The fact that the static analyzer can prove the second one is pretty astounding already. But I would always advise you switch the order of assertions, because an assertion after a first unproven one is always proved with the condition that the unproven one is true. In your case, it's still bullspec that can't be resolved, no matter what.
The reason why it currently fail to verify is that the axiom that indirectly serves at evaluating a sequence's length in the presence of a sequence literal without consuming fuel is not implemented yet. See this similar issue. That means that, for your second example, "evaluating" the function using axioms does not consume "fuel" (I'll go back to that later), but for the first failing example, it cannot unroll the function enough to do the computation.
What you can do for now is:
Create a lemma and prove it (hard)
lemma bullspec2equalsBullspec(s:seq<nat>, u:seq<nat>): nat
ensures bullspec2(sys, usr) == bullspec(sys, usr)
{
// TODO
}
and then write:
assert bullspec2(sys, usr) == 1;
assert bullspec(sys, usr) == 1 by {
bullspec2equalsBullspec(sys, usr);
}
Pass the sequence's length as a ghost parameter in bullspec
function bullspec(s:seq<nat>, u:seq<nat>, length: nat): nat
requires |s| == length
requires 0 < |s| <= 10
requires 0 < |u| <= 10
requires |s| <= |u|
// Remove duplicates
requires forall i, j | 0 <= i < |s| && 0 <= j < |s| && i != j :: s[i] != s[j] && s[i] <= 10
requires forall i, j | 0 <= i < |u| && 0 <= j < |u| && i != j :: u[i] != u[j] && u[i] <= 10
{
if length == 1 then (
if s[0] in u && s[0] == u[0]
then 1 else 0
) else (
if s[length-1] in u && s[length-1]==u[length-1]
then (1 + bullspec(s[..length-1], u,length-1))
else bullspec(s[..length-1],u,length-1)
)
}
/// ...
method Main()
{
var sys:seq<nat> := [4,2,9,3,1];
var usr:seq<nat> := [1,2,3,4,5];
assert bullspec2(sys, usr) == 1; //This is good
assert bullspec(sys, usr, 5) == 1; //This is good
}
verifies because now it can unroll the function applied to literals without fuel.
Unroll bullspec by verification debugging to see where it blocks.
If this assertion should hold, what should hold before?
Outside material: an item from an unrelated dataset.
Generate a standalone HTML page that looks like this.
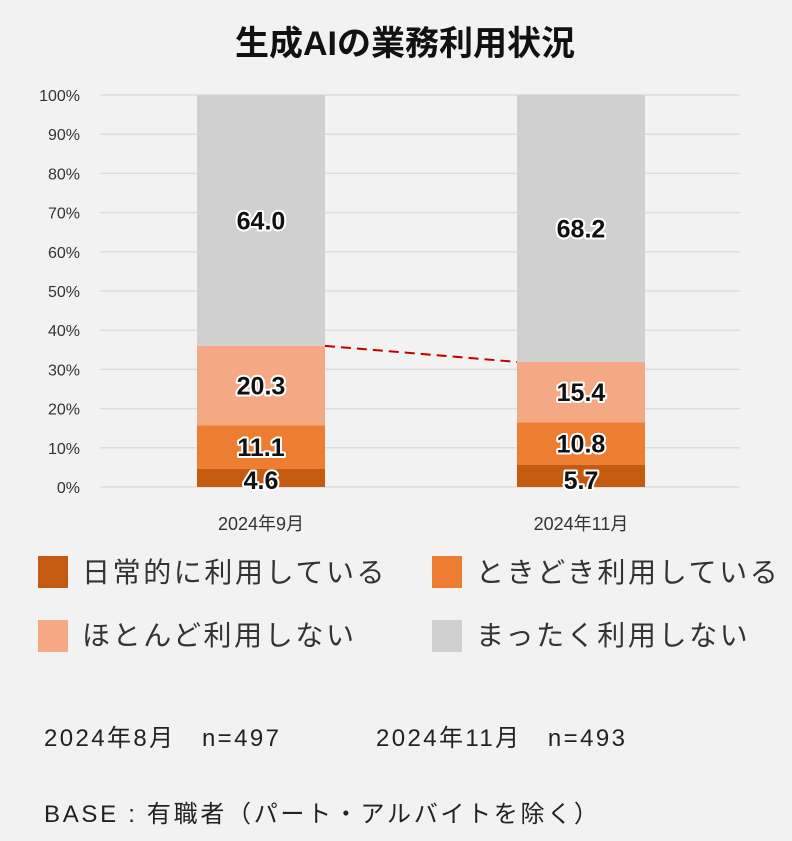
<!DOCTYPE html>
<html><head><meta charset="utf-8"><style>
body{margin:0;background:#f2f2f2;}
svg{display:block;font-family:"Liberation Sans","Noto Sans CJK JP",sans-serif;}
</style></head><body>
<svg width="792" height="841">
<rect width="792" height="841" fill="#f2f2f2"/>
<text x="405" y="55" text-anchor="middle" font-size="34" font-weight="bold" fill="#111">生成AIの業務利用状況</text>
<g id="grid"></g><g id="bars"></g><g id="labels"></g>
<g font-size="28" letter-spacing="2.6" fill="#333">
<rect x="38" y="556" width="30" height="32" fill="#c55a11"/>
<text x="82" y="582">日常的に利用している</text>
<rect x="432" y="556" width="30" height="32" fill="#ed7d31"/>
<text x="476" y="582">ときどき利用している</text>
<rect x="38" y="620" width="30" height="32" fill="#f4a984"/>
<text x="82" y="645">ほとんど利用しない</text>
<rect x="432" y="620" width="30" height="32" fill="#d0d0d0"/>
<text x="476" y="645">まったく利用しない</text>
</g>
<text x="44" y="746" font-size="24" letter-spacing="2.4" fill="#222">2024年8月　n=497</text>
<text x="376" y="746" font-size="24" letter-spacing="2.4" fill="#222">2024年11月　n=493</text>
<text x="44" y="822" font-size="24" letter-spacing="2.7" fill="#222">BASE : 有職者（パート・アルバイトを除く）</text>
</svg>
<script>
const categories=["2024年9月","2024年11月"];
const daily=[4.6,5.7];
const sometimes=[11.1,10.8];
const rarely=[20.3,15.4];
const never=[64.0,68.2];
const yTicks=[0,10,20,30,40,50,60,70,80,90,100];
const NS="http://www.w3.org/2000/svg";
const y0=487,y1=95,left=100,right=740;
const yS=v=>y0-(y0-y1)*v/100;
const xC=i=>261+i*320;
const bw=128;
function mk(t,a,p){const e=document.createElementNS(NS,t);for(const k in a)e.setAttribute(k,a[k]);p.appendChild(e);return e;}
const grid=document.getElementById('grid'),bars=document.getElementById('bars'),labels=document.getElementById('labels');
yTicks.forEach(v=>{
 const l=mk('line',{x1:left,x2:right,y1:yS(v),y2:yS(v),stroke:'#dcdcdc','stroke-width':1.5},grid);
 
 
 const t=mk('text',{x:80,y:yS(v)+6,'text-anchor':'end','font-size':16,fill:'#333'},grid);
 t.textContent=v+'%';
 
 
});
const series=[[daily,'#c55a11','daily'],[sometimes,'#ed7d31','sometimes'],[rarely,'#f4a984','rarely'],[never,'#d0d0d0','never']];
const tops=[];
categories.forEach((c,i)=>{
 let cum=0;
 series.forEach(([arr,col,nm],si)=>{
  const v=arr[i];
  const yt=yS(cum+v),yb=yS(cum);
  const r=mk('rect',{x:xC(i)-bw/2,y:yt,width:bw,height:yb-yt,fill:col},bars);
  
  
  const ly=si===0?yb+2:(yt+yb)/2+9;
  const t=mk('text',{x:xC(i),y:ly,'text-anchor':'middle','font-size':25,'font-weight':'bold',fill:'#111',stroke:'#fff','stroke-width':4,'paint-order':'stroke','stroke-linejoin':'round'},labels);
  t.textContent=v.toFixed(1);
  
  
  cum+=v;
  if(si===2)tops.push(yt);
 });
 const xl=mk('text',{x:xC(i),y:530,'text-anchor':'middle','font-size':18,fill:'#333'},labels);
 xl.textContent=c;
 
 
});
const dl=mk('line',{x1:xC(0)+bw/2,y1:tops[0],x2:xC(1)-bw/2,y2:tops[1],stroke:'#c00000','stroke-width':2,'stroke-dasharray':'10,6'},labels);


</script>
</body></html>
You can unroll the function's definition and assert intermediate results. If you assert something non-trivial that Dafny can finally prove, all the rest will be proven. I unrolled the function for 3 steps only.
method Main()
{
var sys:seq<nat> := [4,2,9,3,1];
var usr:seq<nat> := [1,2,3,4,5];
assert bullspec2(sys, usr) == 1; //This is good
var sys1 := sys[..|sys|-1];
var sys2 := sys1[..|sys1|-1];
var sys3 := sys2[..|sys2|-1];
var sys4 := sys3[..|sys3|-1];
var sys5 := sys4[..|sys4|-1];
assert bullspec(sys3, usr) == 1;
assert bullspec(sys2, usr) == 1;
assert bullspec(sys1, usr) == 1;
assert bullspec(sys, usr) == 1; //Assertion might not hold
}
Give more fuel to your function (best in your case)
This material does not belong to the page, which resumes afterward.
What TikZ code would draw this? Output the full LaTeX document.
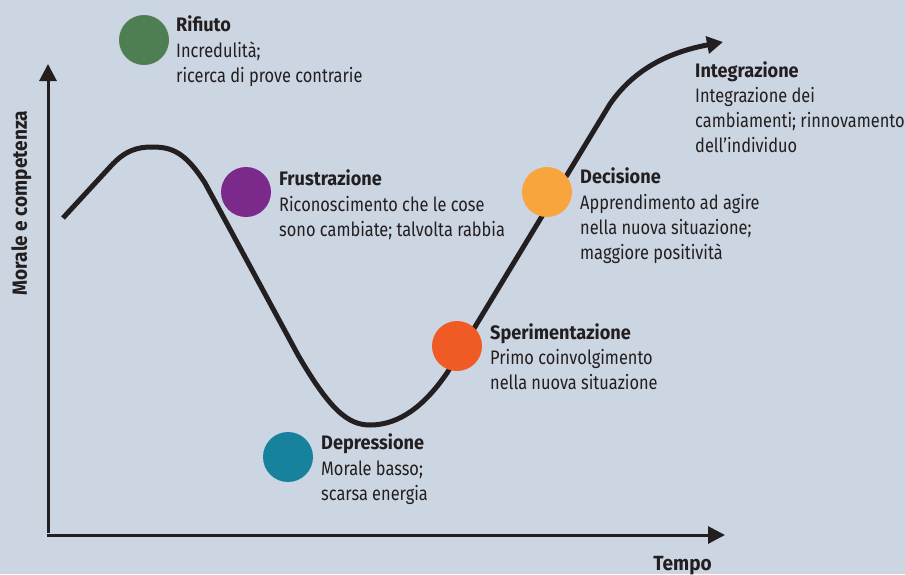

By just changing the definition of your function, you can give it more fuel for the verifier to instantiate it. For your case, a fuel of 3 is sufficient.
function {:fuel 10} bullspec(s:seq<nat>, u:seq<nat>): nat
Is there a way in dafny to create an invariant specific to a single loop iteration? Below I'm trying to create a dafny program to upper bound the number of swaps of bubble sort. That value is stored in variable n. So I'd like to upper bound n by (a.Length * (a.Length - 1))/2. The reason being is that the maximum number of swaps that can occur is if the array is in the opposite order so then there must be n swaps on the first iteration of the inside loop and then n-1 swaps of the second iteration of the inside loop, etc. until the array is sorted. This is equivalent to 1+2+3+...+n-1+n = n(n-1)/2, which is precisely what I'm trying to show. I'm wondering if there's a method in dafny to upper bound the value of i-j or n in the code below based on the iteration of the inner loop. Is there such a way?
If not is there another method to upper bound this n value given the explanation provided above? Perhaps additional invariants I'm not thinking of?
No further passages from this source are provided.